- _Exercise task_: Find and copy every line in the records that includes the string "this".

** Start Data excerpts **

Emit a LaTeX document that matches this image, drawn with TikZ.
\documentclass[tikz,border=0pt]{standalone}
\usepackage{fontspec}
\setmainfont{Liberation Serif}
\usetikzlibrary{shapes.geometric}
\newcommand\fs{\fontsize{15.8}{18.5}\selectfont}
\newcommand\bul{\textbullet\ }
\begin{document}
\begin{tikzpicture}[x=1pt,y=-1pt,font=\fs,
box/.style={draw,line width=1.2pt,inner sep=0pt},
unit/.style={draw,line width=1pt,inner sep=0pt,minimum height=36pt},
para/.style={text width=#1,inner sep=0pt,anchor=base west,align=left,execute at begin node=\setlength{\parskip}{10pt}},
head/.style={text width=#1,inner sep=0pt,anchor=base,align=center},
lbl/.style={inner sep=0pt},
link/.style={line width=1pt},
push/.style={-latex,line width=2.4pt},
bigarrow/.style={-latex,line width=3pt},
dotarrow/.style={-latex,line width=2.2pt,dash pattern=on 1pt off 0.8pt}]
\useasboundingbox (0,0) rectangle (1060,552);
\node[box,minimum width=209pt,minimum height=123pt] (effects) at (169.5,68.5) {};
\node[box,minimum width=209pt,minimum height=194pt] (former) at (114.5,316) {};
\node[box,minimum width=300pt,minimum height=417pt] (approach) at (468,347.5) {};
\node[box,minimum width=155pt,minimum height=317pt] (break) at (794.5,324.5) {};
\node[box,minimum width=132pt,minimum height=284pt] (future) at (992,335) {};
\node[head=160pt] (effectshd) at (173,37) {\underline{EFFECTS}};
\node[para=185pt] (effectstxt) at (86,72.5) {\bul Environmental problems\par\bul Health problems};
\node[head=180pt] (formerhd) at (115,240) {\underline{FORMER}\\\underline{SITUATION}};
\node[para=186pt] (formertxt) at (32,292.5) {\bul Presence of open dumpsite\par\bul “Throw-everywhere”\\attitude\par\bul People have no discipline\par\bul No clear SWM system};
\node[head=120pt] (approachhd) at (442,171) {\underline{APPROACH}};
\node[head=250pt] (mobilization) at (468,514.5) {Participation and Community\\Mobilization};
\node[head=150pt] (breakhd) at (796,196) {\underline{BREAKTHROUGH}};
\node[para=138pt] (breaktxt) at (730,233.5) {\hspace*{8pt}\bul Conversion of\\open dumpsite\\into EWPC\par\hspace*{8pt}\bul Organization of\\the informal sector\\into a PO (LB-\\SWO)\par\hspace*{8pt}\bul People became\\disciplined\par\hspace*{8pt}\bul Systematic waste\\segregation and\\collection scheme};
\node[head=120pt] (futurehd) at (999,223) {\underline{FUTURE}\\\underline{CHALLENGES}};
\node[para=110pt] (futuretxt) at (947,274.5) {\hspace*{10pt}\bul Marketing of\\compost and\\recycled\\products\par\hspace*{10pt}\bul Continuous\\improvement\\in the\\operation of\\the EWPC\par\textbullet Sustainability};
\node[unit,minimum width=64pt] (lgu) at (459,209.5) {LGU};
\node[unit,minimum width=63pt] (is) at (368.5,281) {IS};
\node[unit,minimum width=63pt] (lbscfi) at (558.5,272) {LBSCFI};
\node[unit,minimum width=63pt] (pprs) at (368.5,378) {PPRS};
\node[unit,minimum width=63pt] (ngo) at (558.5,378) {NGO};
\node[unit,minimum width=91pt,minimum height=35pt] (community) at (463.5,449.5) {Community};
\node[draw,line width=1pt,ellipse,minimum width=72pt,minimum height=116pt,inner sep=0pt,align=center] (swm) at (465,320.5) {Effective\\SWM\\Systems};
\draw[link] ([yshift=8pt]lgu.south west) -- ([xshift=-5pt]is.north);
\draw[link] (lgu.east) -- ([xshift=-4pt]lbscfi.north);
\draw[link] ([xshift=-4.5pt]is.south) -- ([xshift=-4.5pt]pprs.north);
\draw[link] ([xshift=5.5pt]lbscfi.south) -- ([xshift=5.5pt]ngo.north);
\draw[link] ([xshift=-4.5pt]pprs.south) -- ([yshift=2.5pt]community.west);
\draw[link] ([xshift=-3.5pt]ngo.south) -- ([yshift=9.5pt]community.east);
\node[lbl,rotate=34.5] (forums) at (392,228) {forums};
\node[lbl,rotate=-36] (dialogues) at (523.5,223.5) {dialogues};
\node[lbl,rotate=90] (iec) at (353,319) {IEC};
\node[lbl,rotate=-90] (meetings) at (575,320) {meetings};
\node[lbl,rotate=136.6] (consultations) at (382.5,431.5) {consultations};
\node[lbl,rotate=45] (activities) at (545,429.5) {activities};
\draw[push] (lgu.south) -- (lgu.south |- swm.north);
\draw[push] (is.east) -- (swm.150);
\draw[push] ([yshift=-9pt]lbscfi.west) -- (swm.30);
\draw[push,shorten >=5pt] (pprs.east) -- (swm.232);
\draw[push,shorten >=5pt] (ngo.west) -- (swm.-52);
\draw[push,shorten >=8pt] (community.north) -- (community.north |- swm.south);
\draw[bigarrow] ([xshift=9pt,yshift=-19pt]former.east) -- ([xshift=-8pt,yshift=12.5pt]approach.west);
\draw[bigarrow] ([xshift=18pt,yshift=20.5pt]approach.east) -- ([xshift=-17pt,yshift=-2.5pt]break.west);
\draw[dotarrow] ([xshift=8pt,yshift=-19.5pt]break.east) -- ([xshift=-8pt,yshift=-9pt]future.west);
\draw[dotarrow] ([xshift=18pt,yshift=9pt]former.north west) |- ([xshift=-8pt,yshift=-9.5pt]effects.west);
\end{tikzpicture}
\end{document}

** End Data excerpts **
** Start Data excerpts **

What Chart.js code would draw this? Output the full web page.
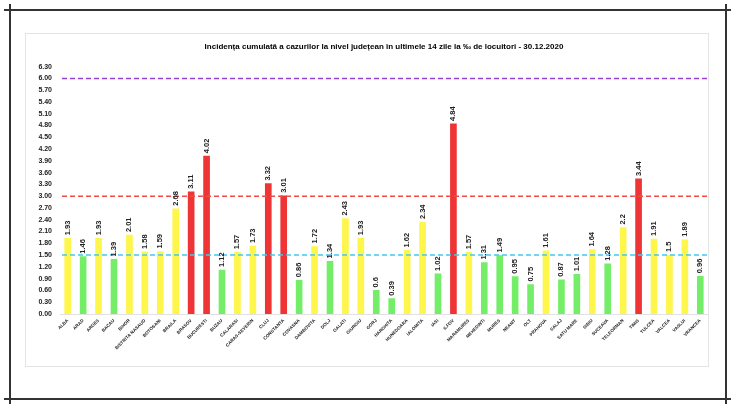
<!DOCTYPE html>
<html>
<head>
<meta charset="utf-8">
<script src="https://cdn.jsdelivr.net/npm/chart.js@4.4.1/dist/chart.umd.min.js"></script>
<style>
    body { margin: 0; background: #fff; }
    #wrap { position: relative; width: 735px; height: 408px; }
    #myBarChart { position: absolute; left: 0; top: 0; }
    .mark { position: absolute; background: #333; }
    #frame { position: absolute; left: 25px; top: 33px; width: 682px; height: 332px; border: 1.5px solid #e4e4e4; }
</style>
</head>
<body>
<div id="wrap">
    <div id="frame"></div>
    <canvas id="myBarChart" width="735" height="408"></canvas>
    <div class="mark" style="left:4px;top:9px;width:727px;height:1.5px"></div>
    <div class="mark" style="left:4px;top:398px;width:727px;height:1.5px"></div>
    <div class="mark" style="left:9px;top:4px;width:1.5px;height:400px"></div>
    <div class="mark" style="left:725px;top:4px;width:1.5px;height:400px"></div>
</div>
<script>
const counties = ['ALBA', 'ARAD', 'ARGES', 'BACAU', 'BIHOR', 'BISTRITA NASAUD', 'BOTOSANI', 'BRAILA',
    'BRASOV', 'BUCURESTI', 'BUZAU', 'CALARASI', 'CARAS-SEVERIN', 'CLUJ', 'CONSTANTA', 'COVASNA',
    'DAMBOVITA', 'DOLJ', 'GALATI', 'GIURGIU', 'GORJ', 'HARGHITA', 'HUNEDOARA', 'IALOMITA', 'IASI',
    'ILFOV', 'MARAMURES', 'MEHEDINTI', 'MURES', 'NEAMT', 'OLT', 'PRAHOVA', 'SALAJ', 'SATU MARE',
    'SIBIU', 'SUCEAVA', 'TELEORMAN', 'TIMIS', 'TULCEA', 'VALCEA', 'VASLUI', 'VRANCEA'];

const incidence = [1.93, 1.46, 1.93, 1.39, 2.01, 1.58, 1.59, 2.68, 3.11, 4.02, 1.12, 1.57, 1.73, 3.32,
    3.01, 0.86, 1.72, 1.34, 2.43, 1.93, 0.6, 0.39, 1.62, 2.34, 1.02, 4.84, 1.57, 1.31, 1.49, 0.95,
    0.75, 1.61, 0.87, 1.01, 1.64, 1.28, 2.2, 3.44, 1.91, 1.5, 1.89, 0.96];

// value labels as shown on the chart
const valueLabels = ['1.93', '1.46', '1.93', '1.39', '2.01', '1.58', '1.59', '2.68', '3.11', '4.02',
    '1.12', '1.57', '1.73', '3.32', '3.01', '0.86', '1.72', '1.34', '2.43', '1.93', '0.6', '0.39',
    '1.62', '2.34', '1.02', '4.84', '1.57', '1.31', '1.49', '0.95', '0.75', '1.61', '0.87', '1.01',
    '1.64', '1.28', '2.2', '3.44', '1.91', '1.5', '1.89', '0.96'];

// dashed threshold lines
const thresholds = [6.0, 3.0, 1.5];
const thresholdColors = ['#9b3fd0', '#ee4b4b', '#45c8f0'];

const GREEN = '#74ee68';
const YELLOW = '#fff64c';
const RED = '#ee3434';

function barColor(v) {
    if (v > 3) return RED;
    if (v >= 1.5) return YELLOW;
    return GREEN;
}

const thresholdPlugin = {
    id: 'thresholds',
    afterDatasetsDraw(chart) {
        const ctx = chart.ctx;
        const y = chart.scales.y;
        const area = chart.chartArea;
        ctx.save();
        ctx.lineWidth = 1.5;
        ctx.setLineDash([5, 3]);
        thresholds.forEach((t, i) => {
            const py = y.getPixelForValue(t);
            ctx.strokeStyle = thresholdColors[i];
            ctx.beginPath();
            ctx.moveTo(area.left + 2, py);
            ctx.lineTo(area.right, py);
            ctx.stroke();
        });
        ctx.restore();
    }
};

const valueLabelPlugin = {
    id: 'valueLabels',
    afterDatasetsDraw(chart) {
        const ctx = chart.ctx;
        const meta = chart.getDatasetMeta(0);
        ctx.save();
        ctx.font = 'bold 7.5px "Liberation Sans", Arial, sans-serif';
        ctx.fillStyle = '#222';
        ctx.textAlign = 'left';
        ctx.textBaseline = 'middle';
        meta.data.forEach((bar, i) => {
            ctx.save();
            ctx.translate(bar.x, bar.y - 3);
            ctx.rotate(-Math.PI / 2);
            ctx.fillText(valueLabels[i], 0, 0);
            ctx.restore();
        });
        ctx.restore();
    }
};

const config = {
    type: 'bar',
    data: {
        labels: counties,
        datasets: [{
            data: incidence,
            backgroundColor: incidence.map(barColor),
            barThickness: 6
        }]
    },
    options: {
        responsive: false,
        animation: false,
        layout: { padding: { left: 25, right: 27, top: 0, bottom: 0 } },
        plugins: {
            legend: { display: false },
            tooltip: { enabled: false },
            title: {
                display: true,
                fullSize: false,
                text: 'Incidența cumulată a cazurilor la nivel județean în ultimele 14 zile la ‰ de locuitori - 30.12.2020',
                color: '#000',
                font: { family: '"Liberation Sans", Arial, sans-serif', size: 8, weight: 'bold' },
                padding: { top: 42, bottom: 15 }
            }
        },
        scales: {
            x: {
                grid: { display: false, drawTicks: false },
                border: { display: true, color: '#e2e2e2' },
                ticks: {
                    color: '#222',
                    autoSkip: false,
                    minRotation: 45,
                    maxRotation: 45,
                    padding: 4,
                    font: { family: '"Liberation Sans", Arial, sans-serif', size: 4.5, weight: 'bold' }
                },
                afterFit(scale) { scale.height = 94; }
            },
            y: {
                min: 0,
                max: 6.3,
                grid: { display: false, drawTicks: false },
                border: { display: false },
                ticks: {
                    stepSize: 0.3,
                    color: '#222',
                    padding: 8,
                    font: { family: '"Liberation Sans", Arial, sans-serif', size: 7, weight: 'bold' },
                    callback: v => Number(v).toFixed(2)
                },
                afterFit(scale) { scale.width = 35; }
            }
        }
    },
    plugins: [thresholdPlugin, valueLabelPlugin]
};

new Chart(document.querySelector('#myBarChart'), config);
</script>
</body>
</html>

** End Data excerpts **

- _Exercise response_:
Emit a LaTeX document that matches this image, drawn with TikZ.
What Chart.js code would draw this? Output the full web page.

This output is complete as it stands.